THERE is no real news to report from the front lines of the mayo battle. We still have not managed to convince Pizza Hut to stop putting mayo on certain pizzas. I got a letter from a Pizza Hut manager scolding me for suggesting that pizzas were unhealthy enough, what with the three types of cheeses and 14 types of fatty meats on them. He was indignant. He said pizza is about the healthiest food around. Yeah. And Joe Camel works out with Jack LaLanne. Everyone knows that pizza is only healthy when it's eaten for breakfast, cold, so that all the fat has hardened and it slips through your body without clinging to any major organs.
There is a gradual awakening to the fact that mayo is horrible for you. HMSA magazine ran a picture of me on the cover last year holding a jar of the dreaded gunk. It's a sad day when I am held up as some sort of health icon. Anyone can see that if I'm not downing mayo, then something must be responsible for my shape. But it was nice of HMSA to promote the Worldwide I Hate Mayonnaise Club, even though we don't hate mayo on health grounds. We hate it on moral grounds. We hate it because it's the right thing to do.
Chef Sam Choy also has become an unwitting -- albeit large -- pawn in our battle against mayo. I appeared on his television cooking show only once, when I made him an honorary member of the No Mayo Club.
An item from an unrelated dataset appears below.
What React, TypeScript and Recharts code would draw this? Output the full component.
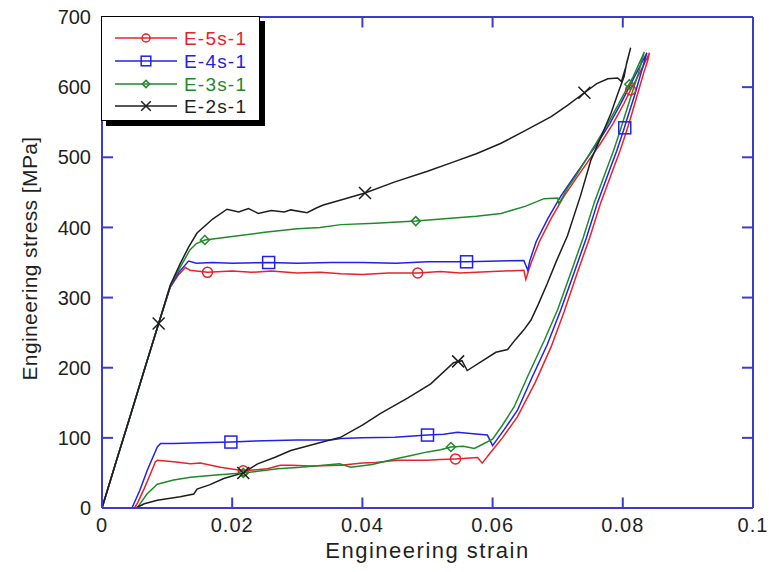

He still cooks with mayo, but he feels so guilty about it, every time he does, he looks in the camera and says, "Eh, Charley, sorry, eh?" So even though he still indulges, he's nice enough to spread our point of view.
So, we are doing good. But like I said, I know there are many of you closet mayo-haters out there who are afraid to express yourself. Today is your day. "Stinko de Mayo" is the day that we celebrate our good taste. If Ellen Degeneres can proclaim her sexuality on national television, the least you can do is tell the idiot making your sandwich that if he spreads mayo on the bread, you'll toss it like a Frisbee into his face.